The oversized fenders, striking colours and raw power of the Indian Chief motorcycle have brought it a legion of fans.
The flagship motorcycle of the Massachusetts based Indian Motorcycle Manufacturing Company, Chiefs were produced from 1922 until the company's demise in 1953.
First made with a 1000cc engine, the model underwent rapid improvements, emerging into the 1940's behemoth that is so beloved of collectors and investors today.
By 1940, all models had the trademark skirted fenders and sprung frame that set it apart from its rival cruiser the Harley-Davidson. Much more colourful than its black-clad adversary, the Chief was a lively and vibrant machine that turned heads wherever it went.
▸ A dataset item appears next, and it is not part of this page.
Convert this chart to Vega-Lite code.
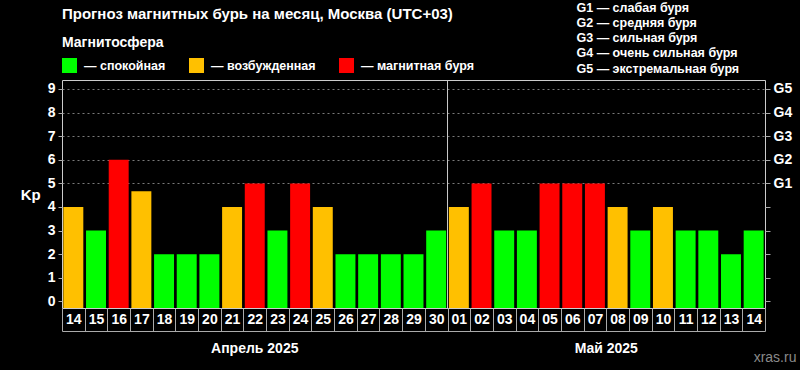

The 1947 models, for example, were available in jet-black, seafoam blue or Indian red enamel, and had a range of different specifications, including the top of the range Roadmaster, complete with sport windshield and Chum-Me seat to enable a friend to come along too.
Famed for its comfortable ride, owners could put huge distances behind them in a day, with the later models capable of achieving 85mph. Its one drawback was a lack of acceleration, a necessary evil for a machine of its size.
Used by police and military the world over, the Chief's last hurrah came in 1950 when the V-twin engine was increased to 1,300cc.
Indian has been reincarnated several times in recent years and a version of the Chief is again on the market, but the original remains the best for many, which is why the bike is so popular at classic motorcycle auctions. This 1948 beauty recently sold for $14,000.